I have been using the ARMA2 demo and the results have been unreliable for this set of drivers. This game is such a difficult game on PC HW resources that I am dropping it altogether from my benching suite.
Would it be possible to do minimum FPS numbers in future comparisons?
There was one site ([H] possibly) which did a pre-release vs 9.12 vs 10.3 or so, and the minimum fps showed a large improvement over time.
It would be interesting to see minimum FPS changes as well as just average changes with new driver releases.
I actually do have the minimums and maximums and they mostly show no improvement over the averages; it is proportional in most cases.
The purpose of doing these comparisons is to get a quick idea of the driver changes in about 20 games before the drivers get old. If these charts were to be expanded, it would take much longer for them to be published.
However, there is a *series* of articles that I am working on right now – these will show the minimums and maximums as well as the averages and they will span from Catalyst 10-5 through 10-7 and we can compare to GeForce 197.75, 257.21 and also the next set.

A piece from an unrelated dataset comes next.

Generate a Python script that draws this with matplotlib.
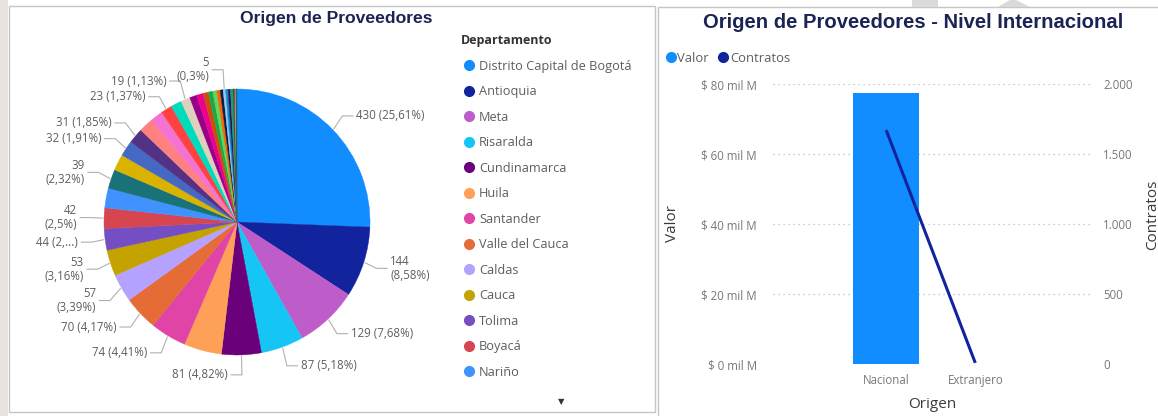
import numpy as np
import matplotlib
matplotlib.use("Agg")
import matplotlib.pyplot as plt
from matplotlib.lines import Line2D
from matplotlib.patches import Rectangle, Polygon
from matplotlib.ticker import FuncFormatter, MultipleLocator

# --- data: contratos por departamento (pie, in drawing order) ---
departamentos = [
    "Distrito Capital de Bogotá", "Antioquia", "Meta", "Risaralda", "Cundinamarca",
    "Huila", "Santander", "Valle del Cauca", "Caldas", "Cauca", "Tolima", "Boyacá",
    "Nariño", "Quindío", "Bolívar", "Atlántico", "Norte de Santander", "Magdalena",
    "Casanare", "Córdoba", "Sucre", "Cesar", "Caquetá", "Putumayo", "La Guajira",
    "Chocó", "Arauca", "Amazonas", "Guaviare", "San Andrés", "Vichada", "Vaupés",
    "Guainía", "Estados Unidos", "España", "México", "Panamá", "Chile",
]
contratos_dep = [430, 144, 129, 87, 81, 77, 74, 70, 57, 53, 44, 42, 40, 39, 33, 32,
                 31, 29, 26, 23, 22, 19, 15, 13, 11, 9, 8, 7, 6, 5, 5, 5, 5,
                 2, 2, 2, 1, 1]
colores_dep = [
    "#118DFF", "#12239E", "#BE5DC9", "#15C6F4", "#6B007B", "#FFA058", "#E044A7",
    "#E66C37", "#B5A1FF", "#C4A200", "#744EC2", "#D64550", "#4092FF", "#197278",
    "#D9B300", "#4668C5", "#533285", "#FF8080", "#F472D0", "#FF4141", "#00DBBC",
    "#DDD1BD", "#99008A", "#EC008C", "#C94F0F", "#1AAB40", "#5BD667", "#FF6300",
    "#002050", "#9FC3E7", "#0091D5", "#34124F", "#1F9A85", "#235A1E", "#6A531F",
    "#A0A0A0", "#450F54", "#1F7066",
]
# departments whose data label Power BI shows
con_etiqueta = ["Distrito Capital de Bogotá", "Antioquia", "Meta", "Risaralda",
                "Cundinamarca", "Santander", "Valle del Cauca", "Caldas", "Cauca",
                "Tolima", "Boyacá", "Quindío", "Atlántico", "Norte de Santander",
                "Córdoba", "Cesar", "San Andrés"]
etiqueta_dos_lineas = ["Antioquia", "Caldas", "Cauca", "Boyacá", "Quindío", "San Andrés"]
etiqueta_cortada = ["Tolima"]
n_leyenda = 13

# --- data: nivel internacional ---
origen = ["Nacional", "Extranjero"]
valor_mil_m = [77.5, 0.02]
contratos_origen = [1671, 8]

W, H = 1158, 416
TXT = "#605E5C"
FONT = "Open Sans"
TITLE_C = "#1C2455"


def fx(px):
    return px / W


def fy(py):
    return 1 - py / H


fig = plt.figure(figsize=(W / 100, H / 100), dpi=100)
fig.patch.set_facecolor("white")

# panel frames
fig.add_artist(Rectangle((0, 0), fx(8), 1, transform=fig.transFigure,
                         facecolor="#E9E4E0", edgecolor="none"))
fig.add_artist(Rectangle((fx(9), fy(412)), fx(655) - fx(9), fy(6) - fy(412),
                         transform=fig.transFigure, fill=False,
                         edgecolor="#C8C6C4", lw=1))
fig.add_artist(Rectangle((fx(658), fy(420)), fx(520), fy(7) - fy(420),
                         transform=fig.transFigure, fill=False,
                         edgecolor="#C8C6C4", lw=1))
fig.add_artist(Rectangle((fx(912), fy(7)), fx(26), fy(0) - fy(7),
                         transform=fig.transFigure, facecolor="#DADADA",
                         edgecolor="none"))
fig.add_artist(Polygon([(fx(998), fy(7)), (fx(1030), fy(7)), (fx(1016), fy(0)),
                        (fx(1010), fy(0))], closed=True, transform=fig.transFigure,
                       facecolor="#DADADA", edgecolor="none"))

# ---------------- pie ----------------
cx, cy, R = 237, 222, 133
ax = fig.add_axes([fx(10), fy(412), fx(455) - fx(10), fy(40) - fy(412)])
wedges, _ = ax.pie(contratos_dep, colors=colores_dep, startangle=90,
                   counterclock=False)
for w in wedges:
    w.set_edgecolor(w.get_facecolor())
    w.set_linewidth(0.3)
ax.set_aspect("auto")
ax.set_xlim((10 - cx) / R, (455 - cx) / R)
ax.set_ylim((cy - 412) / R, (cy - 40) / R)
ax.axis("off")

total = sum(contratos_dep)
line_h = 0.118


def pct_text(v):
    p = f"{100 * v / total:.2f}".rstrip("0").rstrip(".")
    return p.replace(".", ",")


labels = []
for name, v, w in zip(departamentos, contratos_dep, wedges):
    if name not in con_etiqueta:
        continue
    ang = np.deg2rad((w.theta1 + w.theta2) / 2)
    x, y = np.cos(ang), np.sin(ang)
    if name in etiqueta_dos_lineas:
        txt = f"{v}\n({pct_text(v)}%)"
        nl = 2
    elif name in etiqueta_cortada:
        txt = f"{v} ({pct_text(v)[0]},...)"
        nl = 1
    else:
        txt = f"{v} ({pct_text(v)}%)"
        nl = 1
    side = 1 if x >= 0.1 else -1
    labels.append(dict(x=x, y=y, ly=1.15 * y, txt=txt, h=nl * line_h,
                       side=side, free=abs(x) < 0.2))

# push overlapping labels apart on each side
for side in (1, -1):
    group = sorted([l for l in labels if l["side"] == side and not l["free"]],
                   key=lambda l: -l["ly"])
    for a, b in zip(group, group[1:]):
        gap = (a["h"] + b["h"]) / 2
        if a["ly"] - b["ly"] < gap:
            b["ly"] = a["ly"] - gap

for l in labels:
    x0, y0 = 1.01 * l["x"], 1.01 * l["y"]
    ex = 1.1 * l["x"]
    tx = ex + l["side"] * 0.08
    ax.plot([x0, ex, tx], [y0, l["ly"], l["ly"]], color="#B3B0AD", lw=0.8,
            clip_on=False)
    ax.text(tx + l["side"] * 0.025, l["ly"], l["txt"],
            ha="left" if l["side"] > 0 else "right", va="center",
            multialignment="left" if l["side"] > 0 else "right",
            fontsize=8.3, color=TXT, family=FONT, linespacing=1.1)

fig.text(fx(336), fy(18), "Origen de Proveedores", ha="center", va="center",
         fontsize=12.6, fontweight="bold", color=TITLE_C, family="Liberation Sans")

handles = [Line2D([], [], marker="o", ls="none", markersize=7,
                  markerfacecolor=c, markeredgecolor=c)
           for c in colores_dep[:n_leyenda]]
leg = fig.legend(handles, departamentos[:n_leyenda], loc="upper left",
                 bbox_to_anchor=(fx(456), fy(29)), frameon=False,
                 title="Departamento", alignment="left",
                 prop={"family": FONT, "size": 9.2}, labelspacing=0.98,
                 handletextpad=0.2, handlelength=1.2, borderaxespad=0)
for t in leg.get_texts():
    t.set_color(TXT)
leg.get_title().set_fontweight("bold")
leg.get_title().set_fontsize(9)
leg.get_title().set_family(FONT)
leg.get_title().set_color("#333333")
fig.text(fx(561), fy(402), "▼", ha="center", va="center", fontsize=6,
         color="#333333")

# ---------------- nivel internacional ----------------
ax2 = fig.add_axes([fx(773), fy(364), fx(1092) - fx(773), fy(84) - fy(364)])
xs = np.arange(len(origen))
ax2.bar(xs, valor_mil_m, width=0.74, color="#118DFF", zorder=2)
ax2.set_xlim(-1.27, 2.31)
ax2.set_ylim(0, 80)
ax2.yaxis.set_major_locator(MultipleLocator(20))
ax2.yaxis.set_major_formatter(FuncFormatter(lambda v, p: f"$ {v:.0f} mil M"))
ax2.set_xticks(xs)
ax2.set_xticklabels(origen)
ax2.grid(axis="y", linestyle=(0, (1, 3)), color="#BEBBB8", lw=0.9)
ax2.set_axisbelow(True)
for s in ax2.spines.values():
    s.set_visible(False)
ax2.tick_params(axis="y", length=0, pad=11.5, labelsize=8.3, labelcolor="#777777")
ax2.tick_params(axis="x", length=0, pad=7, labelsize=8.3, labelcolor="#777777")
for t in ax2.get_xticklabels() + ax2.get_yticklabels():
    t.set_family(FONT)

axr = ax2.twinx()
axr.plot(xs, contratos_origen, color="#12239E", lw=2.2, solid_capstyle="butt")
axr.set_ylim(0, 2000)
axr.yaxis.set_major_locator(MultipleLocator(500))
axr.yaxis.set_major_formatter(FuncFormatter(lambda v, p: f"{v:,.0f}".replace(",", ".")))
for s in axr.spines.values():
    s.set_visible(False)
axr.tick_params(axis="y", length=0, pad=8, labelsize=8.3, labelcolor="#777777")
for t in axr.get_yticklabels():
    t.set_family(FONT)

fig.text(fx(913), fy(22), "Origen de Proveedores - Nivel Internacional",
         ha="center", va="center", fontsize=14.6, fontweight="bold",
         color=TITLE_C, family="Liberation Sans")
fig.text(fx(673), fy(224), "Valor", rotation=90, ha="center", va="center",
         fontsize=11, color="#3A3A3A", family=FONT)
fig.text(fx(1153), fy(215), "Contratos", rotation=90, ha="center", va="center",
         fontsize=11, color="#3A3A3A", family=FONT)
fig.text(fx(932), fy(405), "Origen", ha="center", va="center",
         fontsize=11, color="#3A3A3A", family=FONT)

h2 = [Line2D([], [], marker="o", ls="none", markersize=7,
             markerfacecolor=c, markeredgecolor=c) for c in ["#118DFF", "#12239E"]]
leg2 = fig.legend(h2, ["Valor", "Contratos"], loc="upper left",
                  bbox_to_anchor=(fx(663), fy(52)), frameon=False, ncol=2,
                  prop={"family": FONT, "size": 9.4}, handletextpad=-0.1,
                  handlelength=1.2, columnspacing=0.5, borderaxespad=0,
                  borderpad=0)
for t in leg2.get_texts():
    t.set_color(TXT)

fig.savefig("out.png", dpi=100)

You will be able to see for yourself beginning next weekend with a review of PowerColor HD 5870 PCS+ in Part One as we attempt to find the limits of HD 5870 architecture; and we continue right on through analysis of the Dragon Platform and explore the number of CPU cores and scaling on game performance. GTX 480, HD 5870 and HD 5870 CF will be featured and the minimums and maximums will be mostly shown in the graphs.